(Entries with chart source code)
◇ ◇ ◇ ◇

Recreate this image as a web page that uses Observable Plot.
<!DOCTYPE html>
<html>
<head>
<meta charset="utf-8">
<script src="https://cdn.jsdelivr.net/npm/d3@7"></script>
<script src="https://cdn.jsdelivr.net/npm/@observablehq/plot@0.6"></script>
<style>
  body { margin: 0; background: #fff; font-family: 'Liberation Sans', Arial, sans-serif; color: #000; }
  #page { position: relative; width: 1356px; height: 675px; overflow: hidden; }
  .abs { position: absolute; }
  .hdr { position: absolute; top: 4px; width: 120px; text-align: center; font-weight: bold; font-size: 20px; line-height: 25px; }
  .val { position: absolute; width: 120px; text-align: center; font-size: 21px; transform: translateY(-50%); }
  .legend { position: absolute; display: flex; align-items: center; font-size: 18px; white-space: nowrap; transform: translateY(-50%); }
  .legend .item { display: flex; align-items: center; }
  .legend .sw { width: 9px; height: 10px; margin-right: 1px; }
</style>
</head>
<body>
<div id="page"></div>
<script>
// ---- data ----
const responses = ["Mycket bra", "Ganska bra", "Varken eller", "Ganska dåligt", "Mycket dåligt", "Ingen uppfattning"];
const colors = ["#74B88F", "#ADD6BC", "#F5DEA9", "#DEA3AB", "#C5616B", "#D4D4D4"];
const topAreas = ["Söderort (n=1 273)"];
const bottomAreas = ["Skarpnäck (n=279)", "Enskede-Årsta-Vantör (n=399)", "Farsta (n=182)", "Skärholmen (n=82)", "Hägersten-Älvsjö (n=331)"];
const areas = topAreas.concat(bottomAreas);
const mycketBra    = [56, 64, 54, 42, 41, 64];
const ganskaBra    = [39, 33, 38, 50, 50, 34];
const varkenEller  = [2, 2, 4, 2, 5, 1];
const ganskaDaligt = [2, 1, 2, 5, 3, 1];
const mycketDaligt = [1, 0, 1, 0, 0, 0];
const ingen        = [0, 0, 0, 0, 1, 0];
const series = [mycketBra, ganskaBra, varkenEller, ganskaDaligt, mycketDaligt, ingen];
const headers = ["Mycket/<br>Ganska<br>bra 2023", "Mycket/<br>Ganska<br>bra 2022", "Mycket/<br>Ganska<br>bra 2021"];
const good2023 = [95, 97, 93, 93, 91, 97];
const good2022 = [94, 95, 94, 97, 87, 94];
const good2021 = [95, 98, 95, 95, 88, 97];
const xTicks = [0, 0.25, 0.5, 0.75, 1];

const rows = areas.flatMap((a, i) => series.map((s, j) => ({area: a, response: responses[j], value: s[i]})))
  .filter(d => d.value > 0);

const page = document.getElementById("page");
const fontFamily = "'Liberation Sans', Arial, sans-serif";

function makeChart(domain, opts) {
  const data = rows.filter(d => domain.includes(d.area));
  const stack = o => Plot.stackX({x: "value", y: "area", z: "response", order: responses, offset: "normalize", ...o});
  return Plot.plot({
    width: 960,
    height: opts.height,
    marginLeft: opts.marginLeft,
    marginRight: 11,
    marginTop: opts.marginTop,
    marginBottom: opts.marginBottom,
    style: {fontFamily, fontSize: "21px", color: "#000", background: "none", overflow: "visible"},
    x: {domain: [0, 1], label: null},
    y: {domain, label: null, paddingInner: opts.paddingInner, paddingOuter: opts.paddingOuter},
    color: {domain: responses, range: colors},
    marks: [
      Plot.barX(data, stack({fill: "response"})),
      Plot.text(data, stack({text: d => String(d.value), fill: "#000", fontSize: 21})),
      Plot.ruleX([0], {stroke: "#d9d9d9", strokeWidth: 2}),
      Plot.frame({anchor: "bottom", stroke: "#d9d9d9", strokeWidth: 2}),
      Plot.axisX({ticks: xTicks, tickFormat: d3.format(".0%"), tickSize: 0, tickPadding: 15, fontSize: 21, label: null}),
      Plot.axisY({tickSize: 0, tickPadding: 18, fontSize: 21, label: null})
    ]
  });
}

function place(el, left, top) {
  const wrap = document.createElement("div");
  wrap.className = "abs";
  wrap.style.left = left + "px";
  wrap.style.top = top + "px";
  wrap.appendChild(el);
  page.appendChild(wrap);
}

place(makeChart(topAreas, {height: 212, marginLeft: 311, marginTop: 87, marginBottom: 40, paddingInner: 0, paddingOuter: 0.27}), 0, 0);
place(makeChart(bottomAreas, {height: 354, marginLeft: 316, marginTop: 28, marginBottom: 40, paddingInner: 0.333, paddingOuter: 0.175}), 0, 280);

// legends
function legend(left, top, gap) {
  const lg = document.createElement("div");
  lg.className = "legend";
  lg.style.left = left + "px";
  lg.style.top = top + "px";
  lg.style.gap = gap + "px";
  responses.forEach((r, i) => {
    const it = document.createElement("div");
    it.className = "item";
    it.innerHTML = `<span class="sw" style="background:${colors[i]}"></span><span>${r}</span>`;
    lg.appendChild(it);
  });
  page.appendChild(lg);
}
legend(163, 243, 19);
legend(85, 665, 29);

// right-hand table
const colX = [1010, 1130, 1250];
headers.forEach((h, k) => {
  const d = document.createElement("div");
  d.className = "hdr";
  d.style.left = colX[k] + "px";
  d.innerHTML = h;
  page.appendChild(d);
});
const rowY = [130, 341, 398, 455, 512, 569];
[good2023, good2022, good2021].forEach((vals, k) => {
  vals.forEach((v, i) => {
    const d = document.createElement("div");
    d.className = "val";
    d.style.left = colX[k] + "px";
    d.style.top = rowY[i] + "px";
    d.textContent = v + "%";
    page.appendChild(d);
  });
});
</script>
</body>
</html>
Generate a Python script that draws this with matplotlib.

◇ ◇ ◇ ◇

Work to complete
Set down the listing in full, keeping every word exactly as it is.

The result
Recreate this image as a web page that uses Observable Plot.
<!DOCTYPE html>
<html>
<head>
<meta charset="utf-8">
<script src="https://cdn.jsdelivr.net/npm/d3@7"></script>
<script src="https://cdn.jsdelivr.net/npm/@observablehq/plot@0.6"></script>
<style>
  body { margin: 0; background: #fff; font-family: 'Liberation Sans', Arial, sans-serif; color: #000; }
  #page { position: relative; width: 1356px; height: 675px; overflow: hidden; }
  .abs { position: absolute; }
  .hdr { position: absolute; top: 4px; width: 120px; text-align: center; font-weight: bold; font-size: 20px; line-height: 25px; }
  .val { position: absolute; width: 120px; text-align: center; font-size: 21px; transform: translateY(-50%); }
  .legend { position: absolute; display: flex; align-items: center; font-size: 18px; white-space: nowrap; transform: translateY(-50%); }
  .legend .item { display: flex; align-items: center; }
  .legend .sw { width: 9px; height: 10px; margin-right: 1px; }
</style>
</head>
<body>
<div id="page"></div>
<script>
// ---- data ----
const responses = ["Mycket bra", "Ganska bra", "Varken eller", "Ganska dåligt", "Mycket dåligt", "Ingen uppfattning"];
const colors = ["#74B88F", "#ADD6BC", "#F5DEA9", "#DEA3AB", "#C5616B", "#D4D4D4"];
const topAreas = ["Söderort (n=1 273)"];
const bottomAreas = ["Skarpnäck (n=279)", "Enskede-Årsta-Vantör (n=399)", "Farsta (n=182)", "Skärholmen (n=82)", "Hägersten-Älvsjö (n=331)"];
const areas = topAreas.concat(bottomAreas);
const mycketBra    = [56, 64, 54, 42, 41, 64];
const ganskaBra    = [39, 33, 38, 50, 50, 34];
const varkenEller  = [2, 2, 4, 2, 5, 1];
const ganskaDaligt = [2, 1, 2, 5, 3, 1];
const mycketDaligt = [1, 0, 1, 0, 0, 0];
const ingen        = [0, 0, 0, 0, 1, 0];
const series = [mycketBra, ganskaBra, varkenEller, ganskaDaligt, mycketDaligt, ingen];
const headers = ["Mycket/<br>Ganska<br>bra 2023", "Mycket/<br>Ganska<br>bra 2022", "Mycket/<br>Ganska<br>bra 2021"];
const good2023 = [95, 97, 93, 93, 91, 97];
const good2022 = [94, 95, 94, 97, 87, 94];
const good2021 = [95, 98, 95, 95, 88, 97];
const xTicks = [0, 0.25, 0.5, 0.75, 1];

const rows = areas.flatMap((a, i) => series.map((s, j) => ({area: a, response: responses[j], value: s[i]})))
  .filter(d => d.value > 0);

const page = document.getElementById("page");
const fontFamily = "'Liberation Sans', Arial, sans-serif";

function makeChart(domain, opts) {
  const data = rows.filter(d => domain.includes(d.area));
  const stack = o => Plot.stackX({x: "value", y: "area", z: "response", order: responses, offset: "normalize", ...o});
  return Plot.plot({
    width: 960,
    height: opts.height,
    marginLeft: opts.marginLeft,
    marginRight: 11,
    marginTop: opts.marginTop,
    marginBottom: opts.marginBottom,
    style: {fontFamily, fontSize: "21px", color: "#000", background: "none", overflow: "visible"},
    x: {domain: [0, 1], label: null},
    y: {domain, label: null, paddingInner: opts.paddingInner, paddingOuter: opts.paddingOuter},
    color: {domain: responses, range: colors},
    marks: [
      Plot.barX(data, stack({fill: "response"})),
      Plot.text(data, stack({text: d => String(d.value), fill: "#000", fontSize: 21})),
      Plot.ruleX([0], {stroke: "#d9d9d9", strokeWidth: 2}),
      Plot.frame({anchor: "bottom", stroke: "#d9d9d9", strokeWidth: 2}),
      Plot.axisX({ticks: xTicks, tickFormat: d3.format(".0%"), tickSize: 0, tickPadding: 15, fontSize: 21, label: null}),
      Plot.axisY({tickSize: 0, tickPadding: 18, fontSize: 21, label: null})
    ]
  });
}

function place(el, left, top) {
  const wrap = document.createElement("div");
  wrap.className = "abs";
  wrap.style.left = left + "px";
  wrap.style.top = top + "px";
  wrap.appendChild(el);
  page.appendChild(wrap);
}

place(makeChart(topAreas, {height: 212, marginLeft: 311, marginTop: 87, marginBottom: 40, paddingInner: 0, paddingOuter: 0.27}), 0, 0);
place(makeChart(bottomAreas, {height: 354, marginLeft: 316, marginTop: 28, marginBottom: 40, paddingInner: 0.333, paddingOuter: 0.175}), 0, 280);

// legends
function legend(left, top, gap) {
  const lg = document.createElement("div");
  lg.className = "legend";
  lg.style.left = left + "px";
  lg.style.top = top + "px";
  lg.style.gap = gap + "px";
  responses.forEach((r, i) => {
    const it = document.createElement("div");
    it.className = "item";
    it.innerHTML = `<span class="sw" style="background:${colors[i]}"></span><span>${r}</span>`;
    lg.appendChild(it);
  });
  page.appendChild(lg);
}
legend(163, 243, 19);
legend(85, 665, 29);

// right-hand table
const colX = [1010, 1130, 1250];
headers.forEach((h, k) => {
  const d = document.createElement("div");
  d.className = "hdr";
  d.style.left = colX[k] + "px";
  d.innerHTML = h;
  page.appendChild(d);
});
const rowY = [130, 341, 398, 455, 512, 569];
[good2023, good2022, good2021].forEach((vals, k) => {
  vals.forEach((v, i) => {
    const d = document.createElement("div");
    d.className = "val";
    d.style.left = colX[k] + "px";
    d.style.top = rowY[i] + "px";
    d.textContent = v + "%";
    page.appendChild(d);
  });
});
</script>
</body>
</html>
Generate a Python script that draws this with matplotlib.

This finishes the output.